-- DATA SECTION start --

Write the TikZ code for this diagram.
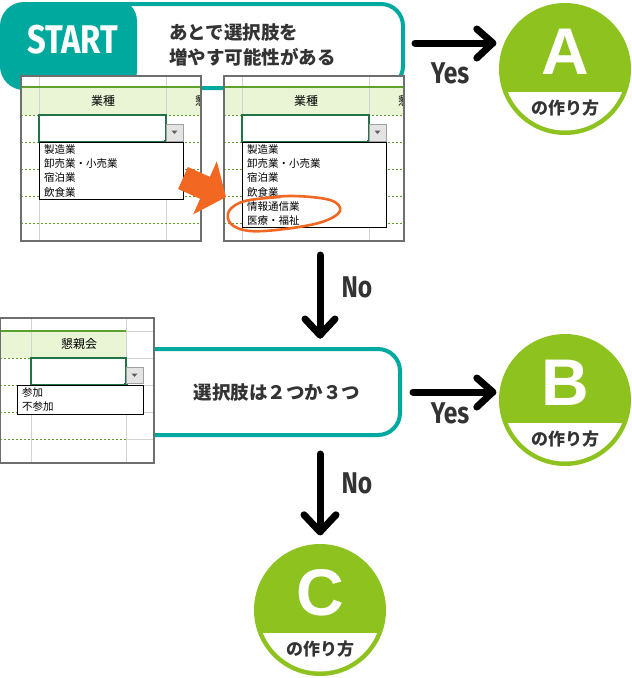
\documentclass[tikz,border=0pt]{standalone}
\usepackage{fontspec}
\usetikzlibrary{calc}
\newfontfamily\jp{Noto Sans CJK JP}
\newfontfamily\cond{Fira Sans}[FakeStretch=0.82]
\newfontfamily\lib{Liberation Sans}
\definecolor{tealc}{HTML}{00A99D}
\definecolor{leaf}{HTML}{8DC21F}
\definecolor{darkt}{HTML}{333333}
\definecolor{gridc}{HTML}{D2D2D2}
\definecolor{dotg}{HTML}{5E9E2E}
\definecolor{hdrg}{HTML}{5BA12E}
\definecolor{hdrf}{HTML}{EAF5D6}
\definecolor{ddg}{HTML}{217346}
\definecolor{btnb}{HTML}{A0A0A0}
\definecolor{btnf}{HTML}{E4E4E4}
\definecolor{btnt}{HTML}{606060}
\definecolor{framec}{HTML}{6E6E6E}
\definecolor{orng}{HTML}{F26822}
\tikzset{
 box/.style={draw=tealc, line width=4pt, rounded corners=22pt, fill=white, inner sep=0pt},
 hand/.style={line width=7pt, line cap=round, line join=round, draw=black},
 lbl/.style={font=\cond\bfseries\fontsize{30}{30}\selectfont, text=darkt, inner sep=0pt},
 res/.style={circle, fill=leaf, minimum size=132pt, inner sep=0pt},
 letter/.style={font=\lib\bfseries\fontsize{66}{66}\selectfont, text=white, inner sep=0pt},
 howto/.style={font=\jp\bfseries\fontsize{17}{17}\selectfont, text=darkt, inner sep=0pt},
 qtext/.style={font=\jp\bfseries\fontsize{18.5}{25}\selectfont, text=darkt, inner sep=0pt},
 gridl/.style={draw=gridc, line width=0.8pt},
 dotl/.style={draw=dotg, line width=0.9pt, dash pattern=on 2pt off 2pt},
 hdrline/.style={draw=hdrg, line width=1.8pt},
 dd/.style={draw=ddg, line width=1.6pt, fill=white},
 btn/.style={draw=btnb, fill=btnf, line width=0.8pt},
 lst/.style={draw=black, line width=0.9pt, fill=white},
 item/.style={font=\jp\fontsize{10.5}{12}\selectfont, anchor=west, inner sep=0pt},
 hdr/.style={font=\jp\fontsize{12}{12}\selectfont, inner sep=0pt},
 frame/.style={draw=framec, line width=1.2pt},
}
\newcommand\resnode[4]{%
 \node[res] (#1) at (#2,#3) {};
 \begin{scope}
  \clip (#1.center) circle (61.5);
  \fill[white] ($(#1.center)+(-70,23)$) rectangle ($(#1.center)+(70,70)$);
 \end{scope}
 \node[letter] (#1l) at ($(#1.center)+(0,-17)$) {#4};
 \node[howto] (#1h) at ($(#1.center)+(0,39)$) {の作り方};
}
\begin{document}
\begin{tikzpicture}[x=1pt,y=-1pt]
\useasboundingbox (0,0) rectangle (632,678);
% ---------- START box
\node[box, minimum width=401pt, minimum height=84pt,
  path picture={\fill[tealc] ([xshift=-5pt,yshift=5pt]path picture bounding box.north west) rectangle ([xshift=135pt,yshift=-5pt]path picture bounding box.south west);}] (start) at (202.5,46) {};
\node[font=\cond\bfseries\fontsize{40}{40}\selectfont, text=white, inner sep=0pt] (startt) at (72.5,40) {START};
\node[qtext, anchor=west] (q1a) at (169,32) {あとで選択肢を};
\node[qtext, anchor=west] (q1b) at (169,57) {増やす可能性がある};
% ---------- screenshot 1
\fill[white] (21,76) rectangle (201,241);
\fill[hdrf] (21,87) rectangle (201,115);
\draw[gridl] (39,76) -- (39,241) (166,76) -- (166,241);
\draw[hdrline] (21,87) -- (201,87);
\foreach \yy in {115,142,169,196,223} \draw[dotl] (21,\yy) -- (201,\yy);
\node[hdr] (s1h) at (103,101) {業種};
\begin{scope}\clip (21,76) rectangle (201,241);
 \node[hdr, anchor=west] (s1x) at (195,101) {懇};
\end{scope}
\draw[dd] (39,115) rectangle (166,142);
\fill[ddg] (164,140) rectangle (168,144);
\draw[btn] (166.5,124) rectangle (183,141);
\fill[btnt] (171.5,130.5) -- (177.5,130.5) -- (174.5,134) -- cycle;
\draw[lst] (39.5,142) rectangle (183,199);
\node[item] (s1i1) at (44,149.5) {製造業};
\node[item] (s1i2) at (44,163.7) {卸売業・小売業};
\node[item] (s1i3) at (44,177.9) {宿泊業};
\node[item] (s1i4) at (44,192.1) {飲食業};
\draw[frame] (21,76) rectangle (201,241);
% ---------- screenshot 2
\fill[white] (224,76) rectangle (404,241);
\fill[hdrf] (224,87) rectangle (404,115);
\draw[gridl] (242,76) -- (242,241) (369,76) -- (369,241);
\draw[hdrline] (224,87) -- (404,87);
\foreach \yy in {115,142,169,196,223} \draw[dotl] (224,\yy) -- (404,\yy);
\node[hdr] (s2h) at (306,101) {業種};
\begin{scope}\clip (224,76) rectangle (404,241);
 \node[hdr, anchor=west] (s2x) at (398,101) {懇};
\end{scope}
\draw[dd] (242,115) rectangle (369,142);
\fill[ddg] (367,140) rectangle (371,144);
\draw[btn] (369.5,124) rectangle (386,141);
\fill[btnt] (374.5,130.5) -- (380.5,130.5) -- (377.5,134) -- cycle;
\draw[lst] (242.5,142) rectangle (386,227);
\node[item] (s2i1) at (247,149.5) {製造業};
\node[item] (s2i2) at (247,163.7) {卸売業・小売業};
\node[item] (s2i3) at (247,177.9) {宿泊業};
\node[item] (s2i4) at (247,192.1) {飲食業};
\node[item] (s2i5) at (247,206.3) {情報通信業};
\node[item] (s2i6) at (247,220.5) {医療・福祉};
\draw[frame] (224,76) rectangle (404,241);
% orange highlight
\draw[orng, line width=2.6pt, line cap=round] plot[smooth, tension=0.6] coordinates {(250,200) (290,196) (330,200) (340,211) (322,222) (285,229) (250,231) (231,224) (229,211) (245,201) (280,197)};
\fill[orng] (187.9,167) -- (209.9,176.8) -- (216.8,161.3) -- (226,197.1) -- (193.2,214.3) -- (200.1,198.8) -- (178.1,189) -- cycle;
% ---------- second question box
\node[box, minimum width=300pt, minimum height=86pt] (q2) at (250,392) {};
\node[qtext] (q2t) at (277,392) {選択肢は２つか３つ};
% ---------- screenshot 3
\fill[white] (0,318) rectangle (154,463);
\fill[hdrf] (0,331) rectangle (126,358);
\draw[gridl] (31,318) -- (31,463) (126,318) -- (126,463);
\foreach \yy in {358,385,412,439} \draw[gridl] (126,\yy) -- (154,\yy);
\draw[hdrline] (0,331) -- (126,331);
\draw[gridl] (126,331) -- (154,331);
\foreach \yy in {358,385,412,439} \draw[dotl] (0,\yy) -- (126,\yy);
\node[hdr] (s3h) at (79,344) {懇親会};
\draw[dd] (31,358) rectangle (126,385);
\fill[ddg] (124,383) rectangle (128,387);
\draw[btn] (126.5,367) rectangle (143,383);
\fill[btnt] (131.5,373.5) -- (137.5,373.5) -- (134.5,377) -- cycle;
\draw[lst] (17,385) rectangle (143,414);
\node[item] (s3i1) at (22,392.5) {参加};
\node[item] (s3i2) at (22,407) {不参加};
\draw[frame] (0.6,318) rectangle (154,463);
% ---------- result circles
\resnode{A}{565}{69}{A}
\resnode{B}{565}{400}{B}
\resnode{C}{320}{610}{C}
% ---------- arrows
\coordinate (y1s) at ([xshift=10pt,yshift=3pt]start.east);
\coordinate (y1e) at ([xshift=-6pt]A.west |- y1s);
\draw[hand] (y1s) -- (y1e);
\draw[hand] ($(y1e)+(-16,-14)$) -- (y1e) -- ($(y1e)+(-16,15)$);
\node[lbl] (yes1) at (450,73) {Yes};

\coordinate (y2s) at ([xshift=11pt]q2.east);
\coordinate (y2e) at ([xshift=-6pt]B.west |- y2s);
\draw[hand] (y2s) -- (y2e);
\draw[hand] ($(y2e)+(-16,-14)$) -- (y2e) -- ($(y2e)+(-16,15)$);
\node[lbl] (yes2) at (450,413) {Yes};

\coordinate (n1s) at (320,255);
\coordinate (n1e) at ([yshift=12pt]q2.north -| n1s);
\draw[hand] (n1s) -- (n1e);
\draw[hand] ($(n1e)+(-15,-16)$) -- (n1e) -- ($(n1e)+(15,-16)$);
\node[lbl] (no1) at (357,287) {No};

\coordinate (n2s) at ([yshift=-17pt]q2.south -| C);
\coordinate (n2e) at ([yshift=12pt]C.north);
\draw[hand] (n2s) -- (n2e);
\draw[hand] ($(n2e)+(-16,-17)$) -- (n2e) -- ($(n2e)+(16,-17)$);
\node[lbl] (no2) at (357,483) {No};
\end{tikzpicture}
\end{document}
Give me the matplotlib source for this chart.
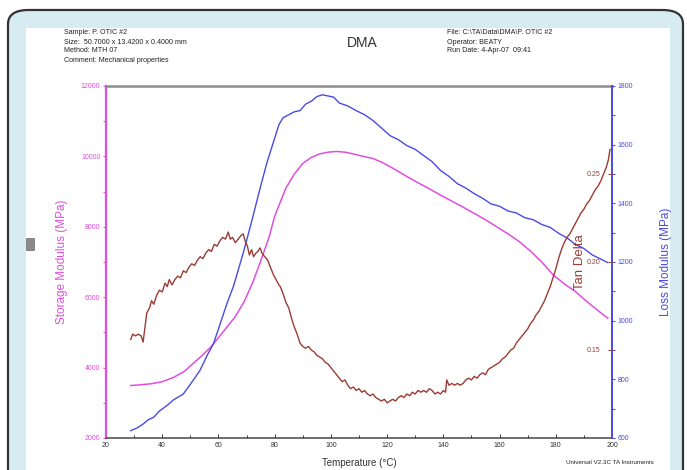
import matplotlib
matplotlib.use("Agg")
import matplotlib.pyplot as plt
from matplotlib.patches import FancyBboxPatch, Rectangle

plt.rcParams['font.family'] = ['Liberation Sans', 'DejaVu Sans']

# ---------------- data ----------------
temp_storage = [28.8, 32, 36, 40, 44, 48, 51, 54, 57, 60, 63, 66, 69, 72, 75, 78, 80, 82, 84, 87,
                90, 93, 96, 99, 102, 105, 108, 111, 115, 119, 123, 127, 131, 135, 139, 143, 147,
                151, 155, 159, 163, 167, 171, 175, 179, 183, 187, 191, 195, 198.5]
storage_modulus = [3490, 3510, 3540, 3600, 3720, 3900, 4120, 4330, 4560, 4850, 5150, 5450, 5850,
                   6380, 7020, 7700, 8300, 8700, 9100, 9500, 9800, 9970, 10070, 10120, 10140, 10120,
                   10070, 10010, 9940, 9800, 9620, 9430, 9250, 9080, 8900, 8730, 8560, 8380, 8200,
                   8000, 7800, 7580, 7310, 7000, 6640, 6380, 6160, 5880, 5620, 5400]

temp_loss = [28.8, 31, 33, 35, 37, 39, 41.6, 44, 47.5, 50, 53.4, 56, 58.2, 61, 63, 65.3, 68.8, 72,
             75, 77.2, 80, 81.5, 83, 85, 87, 89, 91, 93, 95, 97, 99, 101, 103, 106, 109, 112, 115,
             118, 121, 124, 127, 130, 133, 136, 139, 142, 145, 148, 151, 154, 157, 160, 163, 166,
             169, 172, 175, 178, 181, 184, 187, 190, 193, 196, 198.5]
loss_modulus = [625, 634, 646, 662, 671, 692, 710, 730, 750, 783, 830, 882, 921, 1000, 1058, 1116,
                1230, 1345, 1458, 1537, 1622, 1668, 1692, 1702, 1712, 1716, 1738, 1748, 1764, 1770,
                1766, 1762, 1742, 1732, 1716, 1702, 1682, 1657, 1631, 1617, 1597, 1584, 1563,
                1542, 1512, 1492, 1467, 1452, 1433, 1417, 1398, 1390, 1374, 1367, 1351, 1344,
                1328, 1318, 1298, 1282, 1260, 1246, 1224, 1210, 1198]

temp_tan = [28.8, 29.5, 30.5, 31.5, 32.5, 33.2, 33.8, 34.5, 35.5, 36.2, 37, 38, 39, 40, 41, 41.8,
            42.5, 43.5, 44.5, 45.5, 46.5, 47.5, 48.5, 49.5, 50.5, 51.5, 52.5, 53.5, 54.5, 55.5,
            56.5, 57.5, 58.5, 59.5, 60.5, 61.5, 62.5, 63.5, 64.2, 65, 66, 67, 68, 68.8, 69.5,
            70.3, 71, 71.8, 72.5, 73.3, 74, 74.8, 75.5, 76.5, 77.5, 78.5, 79.5, 80.5, 81.5, 82,
            83, 84, 85, 86, 87, 88, 89, 90, 91, 92, 93, 94, 95, 96, 97, 98, 99, 100, 101, 102,
            103, 104, 105, 106, 107, 108, 109, 110, 111, 112, 113, 114, 115, 116, 117, 118, 119,
            120, 121, 122, 123, 124, 125, 126, 127, 128, 129, 130, 131, 132, 133, 134, 135, 136,
            137, 138, 139, 140, 140.8, 141.2, 142, 143, 144, 145, 146, 147, 148, 149, 150, 151,
            152, 153, 154, 155, 156, 157, 158, 159, 160, 161, 162, 163, 164, 165, 166, 167, 168,
            169, 170, 171, 172, 173, 174, 175, 176, 177, 178, 179, 180, 181, 182, 183, 184, 185,
            186, 187, 188, 189, 190, 191, 192, 193, 194, 195, 196, 197, 198, 198.7, 199.3]
tan_delta = [0.156, 0.159, 0.158, 0.159, 0.158, 0.1545, 0.162, 0.171, 0.174, 0.178, 0.176, 0.181,
             0.184, 0.183, 0.188, 0.186, 0.190, 0.187, 0.190, 0.192, 0.191, 0.195, 0.194, 0.197,
             0.199, 0.198, 0.201, 0.203, 0.202, 0.205, 0.207, 0.206, 0.210, 0.209, 0.212, 0.214,
             0.213, 0.217, 0.213, 0.214, 0.211, 0.213, 0.215, 0.216, 0.212, 0.209, 0.204, 0.207,
             0.203, 0.205, 0.206, 0.208, 0.205, 0.203, 0.201, 0.197, 0.193, 0.190, 0.187, 0.186,
             0.182, 0.177, 0.174, 0.168, 0.163, 0.159, 0.154, 0.152, 0.151, 0.152, 0.150, 0.149,
             0.147, 0.146, 0.145, 0.143, 0.142, 0.140, 0.138, 0.136, 0.134, 0.132, 0.133, 0.130,
             0.128, 0.129, 0.127, 0.128, 0.126, 0.127, 0.125, 0.124, 0.125, 0.123, 0.122, 0.121,
             0.122, 0.120, 0.121, 0.122, 0.121, 0.123, 0.124, 0.123, 0.125, 0.124, 0.126, 0.125,
             0.127, 0.126, 0.127, 0.126, 0.128, 0.127, 0.125, 0.126, 0.125, 0.127, 0.126, 0.133,
             0.130, 0.131, 0.130, 0.131, 0.130, 0.131, 0.133, 0.134, 0.133, 0.135, 0.134, 0.136,
             0.137, 0.136, 0.139, 0.140, 0.141, 0.142, 0.143, 0.145, 0.146, 0.148, 0.150, 0.151,
             0.154, 0.156, 0.158, 0.160, 0.162, 0.165, 0.167, 0.170, 0.172, 0.175, 0.178, 0.182,
             0.186, 0.191, 0.196, 0.202, 0.207, 0.211, 0.214, 0.216, 0.219, 0.222, 0.225, 0.228,
             0.230, 0.233, 0.235, 0.238, 0.241, 0.243, 0.246, 0.250, 0.254, 0.258, 0.264]

x_ticks = [20, 40, 60, 80, 100, 120, 140, 160, 180, 200]
storage_ticks = [2000, 4000, 6000, 8000, 10000, 12000]
loss_ticks = [600, 800, 1000, 1200, 1400, 1600, 1800]
tan_ticks = [0.15, 0.20, 0.25]
tan_tick_labels = ['0.15', '0.20', '0.25']

header_left = ["Sample: P. OTIC #2", "Size:  50.7000 x 13.4200 x 0.4000 mm",
               "Method: MTH 07", "Comment: Mechanical properties"]
header_right = ["File: C:\\TA\\Data\\DMA\\P. OTIC #2", "Operator: BEATY",
                "Run Date: 4-Apr-07  09:41"]

# ---------------- figure ----------------
W, H = 687, 470
fig = plt.figure(figsize=(W / 100, H / 100), dpi=100)
fig.patch.set_facecolor('white')

def fx(px):
    return px / W

def fy(py):
    return 1 - py / H

# frame (light blue rounded card) and white image area
frame = FancyBboxPatch((fx(8), fy(490)), fx(675), (490 - 10) / H,
                       boxstyle="round,pad=0,rounding_size=0.03",
                       transform=fig.transFigure, facecolor='#d6ebf2',
                       edgecolor='#333333', linewidth=1.6, zorder=-3)
fig.patches.append(frame)
fig.patches.append(Rectangle((fx(26), 0), fx(670 - 26), fy(28), transform=fig.transFigure,
                             facecolor='white', edgecolor='none', zorder=-2))
fig.patches.append(Rectangle((fx(26), fy(250)), fx(8), 12 / H, transform=fig.transFigure,
                             facecolor='#8a8a8a', edgecolor='#6a6a6a', linewidth=0.5, zorder=-1))

PINK = '#e04ee0'
BLUE = '#4a4ae6'
BROWN = '#9c3b33'

ax = fig.add_axes([fx(106), fy(438), fx(612 - 106), (438 - 86) / H])
ax.set_facecolor('none')
ax2 = ax.twinx()
ax3 = ax.twinx()
for a in (ax2, ax3):
    a.set_facecolor('none')

ax.plot(temp_storage, storage_modulus, color=PINK, lw=1.1, zorder=3)
ax2.plot(temp_loss, loss_modulus, color=BLUE, lw=1.0, zorder=3)
ax3.plot(temp_tan, tan_delta, color=BROWN, lw=1.0, zorder=3)

ax.set_xlim(20, 200)
ax.set_ylim(2000, 12000)
ax2.set_ylim(600, 1800)
ax3.set_ylim(0.10, 0.30)

ax.set_xticks(x_ticks)
ax.set_xticks(range(30, 200, 20), minor=True)
ax.set_yticks(storage_ticks)
ax.set_yticks(range(3000, 12000, 2000), minor=True)
ax2.set_yticks(loss_ticks)
ax2.set_yticks(range(700, 1800, 200), minor=True)
ax3.set_yticks(tan_ticks)
ax3.set_yticklabels(tan_tick_labels)

ax.tick_params(axis='x', direction='in', length=3, width=0.7, labelsize=5, pad=3,
               colors='#333333')
ax.tick_params(axis='x', which='minor', direction='in', length=2, width=0.7, colors='#333333')
ax.tick_params(axis='y', which='both', direction='out', length=2.5, width=0.7, labelsize=5,
               colors=PINK, pad=1.5)
ax2.tick_params(axis='y', which='both', direction='out', length=2.5, width=0.7, labelsize=5,
                colors=BLUE, pad=1.5)
ax3.tick_params(axis='y', direction='in', length=3, width=0.7, labelsize=5, colors=BROWN,
                pad=-18)

for a in (ax, ax2, ax3):
    for s in a.spines.values():
        s.set_visible(False)
ax.spines['left'].set_visible(True)
ax.spines['left'].set_color(PINK)
ax.spines['left'].set_linewidth(1.6)
ax.spines['bottom'].set_visible(True)
ax.spines['bottom'].set_color('#555555')
ax.spines['bottom'].set_linewidth(1.2)
ax.spines['top'].set_visible(True)
ax.spines['top'].set_color('#8c8c8c')
ax.spines['top'].set_linewidth(1.8)
ax2.spines['right'].set_visible(True)
ax2.spines['right'].set_color(BLUE)
ax2.spines['right'].set_linewidth(1.4)

ax.set_xlabel('Temperature (°C)', fontsize=7, color='#333333', labelpad=6)
ax.set_ylabel('Storage Modulus (MPa)', fontsize=8.5, color=PINK, labelpad=9)
ax2.set_ylabel('Loss Modulus (MPa)', fontsize=8.5, color=BLUE, labelpad=19)
ax3.text(188.5, 0.200, 'Tan Delta', rotation=90, fontsize=9.5, color=BROWN,
         ha='center', va='center')

fig.text(fx(362), fy(43), 'DMA', fontsize=10, ha='center', va='center', color='#333333')
for i, line in enumerate(header_left):
    fig.text(fx(64), fy(33 + 9 * i), line, fontsize=5.1, ha='left', va='center', color='#222222')
for i, line in enumerate(header_right):
    fig.text(fx(447), fy(33 + 9 * i), line, fontsize=5.1, ha='left', va='center', color='#222222')
fig.text(fx(610), fy(462), 'Universal V2.3C TA Instruments', fontsize=4.5, ha='center',
         va='center', color='#222222')

fig.savefig('out.png', dpi=100)
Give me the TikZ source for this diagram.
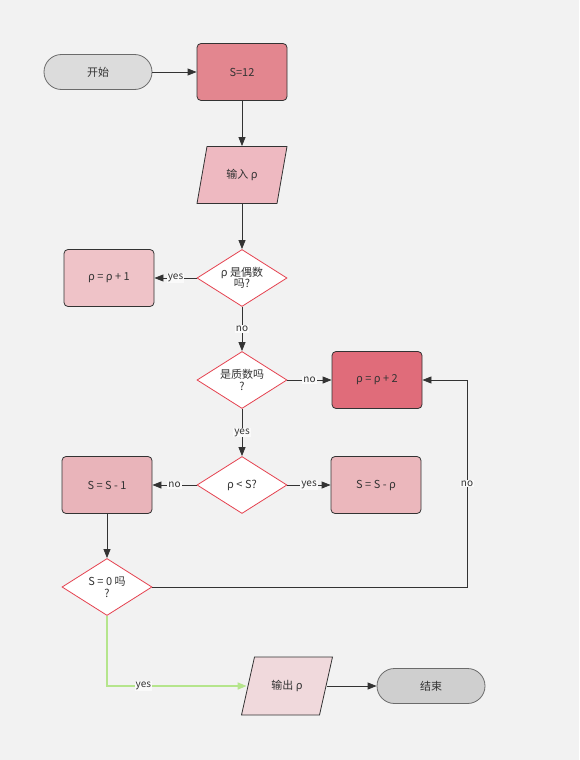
\documentclass[tikz,border=0pt]{standalone}
\usepackage{fontspec}
\setmainfont{Noto Sans CJK SC}
\usetikzlibrary{shapes.geometric,arrows.meta,calc}
\definecolor{bg}{HTML}{F2F2F2}
\definecolor{txt}{HTML}{333333}
\definecolor{dark}{HTML}{333333}
\definecolor{termline}{HTML}{6B6B6B}
\definecolor{decred}{HTML}{E5414F}
\definecolor{lblbg}{HTML}{FAFAFA}
\definecolor{cstart}{HTML}{DCDCDC}
\definecolor{cend}{HTML}{CFCFCF}
\definecolor{cs12}{HTML}{E3868F}
\definecolor{cin}{HTML}{EEB9C1}
\definecolor{cp1}{HTML}{EFC3C8}
\definecolor{cp2}{HTML}{E06C7A}
\definecolor{csm1}{HTML}{E9B4BA}
\definecolor{csmp}{HTML}{EBB7BC}
\definecolor{cout}{HTML}{F0D9DC}
\definecolor{green}{HTML}{B5E58C}
\begin{document}
\begin{tikzpicture}[x=1pt,y=-1pt,
  base/.style={font=\fontsize{11}{11.5}\selectfont, text=txt, inner sep=0pt, line width=0.8pt},
  term/.style={base, draw=termline, rounded corners=17.5pt, minimum width=108pt, minimum height=35pt},
  proc/.style={base, draw=dark, rounded corners=4pt, minimum width=90pt, minimum height=57pt},
  dec/.style={base, diamond, draw=decred, fill=white, minimum width=90pt, minimum height=57pt, aspect=1.58, align=center},
  io/.style={base, minimum width=80pt, minimum height=57pt},
  para/.style={draw=dark, line width=0.8pt},
  arr/.style={draw=dark, line width=0.8pt, -{Triangle[length=9pt,width=7pt]}},
  garr/.style={draw=green, line width=1.5pt, -{Triangle[length=9pt,width=7pt]}},
  lbl/.style={font=\fontsize{10}{11}\selectfont, text=txt, fill=lblbg, inner sep=1pt}
]
\fill[bg] (0,0) rectangle (579,760);
\useasboundingbox (0,0) rectangle (579,760);

% parallelogram shapes
\coordinate (inC) at (242,175);
\coordinate (outC) at (287,686);
\draw[para, fill=cin] ($(inC)+(-35,-28.5)$) -- ($(inC)+(45,-28.5)$) -- ($(inC)+(35,28.5)$) -- ($(inC)+(-45,28.5)$) -- cycle;
\draw[para, fill=cout] ($(outC)+(-32.5,-29)$) -- ($(outC)+(45.5,-29)$) -- ($(outC)+(32.5,29)$) -- ($(outC)+(-45.5,29)$) -- cycle;

% nodes
\node[term, fill=cstart] (start) at (98,72) {开始};
\node[proc, fill=cs12] (s12) at (242,72) {S=12};
\node[io] (in) at (inC) {输入 ρ};
\node[dec] (d1) at (242,278) {ρ 是偶数\\吗?};
\node[proc, fill=cp1] (p1) at (109,278) {ρ = ρ + 1};
\node[dec] (d2) at (242,380) {是质数吗\\?};
\node[proc, fill=cp2] (p2) at (377,380) {ρ = ρ + 2};
\node[dec] (d3) at (242,485) {ρ < S?};
\node[proc, fill=csm1] (sm1) at (107,485) {S = S - 1};
\node[proc, fill=csmp] (smp) at (376,485) {S = S - ρ};
\node[dec] (d4) at (107,587) {S = 0 吗\\?};
\node[io] (out) at (outC) {输出 ρ};
\node[term, fill=cend] (end) at (431,686) {结束};

% connectors
\draw[arr] (start) -- (s12);
\draw[arr] (s12) -- (in);
\draw[arr] (in) -- (d1);
\draw[arr] (d1) -- node[lbl]{yes} (p1);
\draw[arr] (d1) -- node[lbl]{no} (d2);
\draw[arr] (d2) -- node[lbl]{no} (p2);
\draw[arr] (d2) -- node[lbl]{yes} (d3);
\draw[arr] (d3) -- node[lbl]{no} (sm1);
\draw[arr] (d3) -- node[lbl]{yes} (smp);
\draw[arr] (sm1) -- (d4);
\coordinate (c1) at (467,587);
\coordinate (c2) at (467,380);
\draw[arr] (d4.east) -- (c1) -- node[lbl]{no} (c2) -- (p2.east);
\coordinate (g1) at (107,686);
\draw[garr] (d4.south) -- (g1) -- node[lbl,pos=0.26]{yes} (out.west);
\draw[arr] (out) -- (end);
\end{tikzpicture}
\end{document}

-- DATA SECTION end --

YOUR TASK
Leave out the pictures, and copy only the lines from the one holding "Give me the TikZ source for this diagram." through the one holding "($(outC)+(-45.5,29)$) -- cycle;", exactly as written.

TASK OUTPUT
Give me the TikZ source for this diagram.
\documentclass[tikz,border=0pt]{standalone}
\usepackage{fontspec}
\setmainfont{Noto Sans CJK SC}
\usetikzlibrary{shapes.geometric,arrows.meta,calc}
\definecolor{bg}{HTML}{F2F2F2}
\definecolor{txt}{HTML}{333333}
\definecolor{dark}{HTML}{333333}
\definecolor{termline}{HTML}{6B6B6B}
\definecolor{decred}{HTML}{E5414F}
\definecolor{lblbg}{HTML}{FAFAFA}
\definecolor{cstart}{HTML}{DCDCDC}
\definecolor{cend}{HTML}{CFCFCF}
\definecolor{cs12}{HTML}{E3868F}
\definecolor{cin}{HTML}{EEB9C1}
\definecolor{cp1}{HTML}{EFC3C8}
\definecolor{cp2}{HTML}{E06C7A}
\definecolor{csm1}{HTML}{E9B4BA}
\definecolor{csmp}{HTML}{EBB7BC}
\definecolor{cout}{HTML}{F0D9DC}
\definecolor{green}{HTML}{B5E58C}
\begin{document}
\begin{tikzpicture}[x=1pt,y=-1pt,
  base/.style={font=\fontsize{11}{11.5}\selectfont, text=txt, inner sep=0pt, line width=0.8pt},
  term/.style={base, draw=termline, rounded corners=17.5pt, minimum width=108pt, minimum height=35pt},
  proc/.style={base, draw=dark, rounded corners=4pt, minimum width=90pt, minimum height=57pt},
  dec/.style={base, diamond, draw=decred, fill=white, minimum width=90pt, minimum height=57pt, aspect=1.58, align=center},
  io/.style={base, minimum width=80pt, minimum height=57pt},
  para/.style={draw=dark, line width=0.8pt},
  arr/.style={draw=dark, line width=0.8pt, -{Triangle[length=9pt,width=7pt]}},
  garr/.style={draw=green, line width=1.5pt, -{Triangle[length=9pt,width=7pt]}},
  lbl/.style={font=\fontsize{10}{11}\selectfont, text=txt, fill=lblbg, inner sep=1pt}
]
\fill[bg] (0,0) rectangle (579,760);
\useasboundingbox (0,0) rectangle (579,760);

% parallelogram shapes
\coordinate (inC) at (242,175);
\coordinate (outC) at (287,686);
\draw[para, fill=cin] ($(inC)+(-35,-28.5)$) -- ($(inC)+(45,-28.5)$) -- ($(inC)+(35,28.5)$) -- ($(inC)+(-45,28.5)$) -- cycle;
\draw[para, fill=cout] ($(outC)+(-32.5,-29)$) -- ($(outC)+(45.5,-29)$) -- ($(outC)+(32.5,29)$) -- ($(outC)+(-45.5,29)$) -- cycle;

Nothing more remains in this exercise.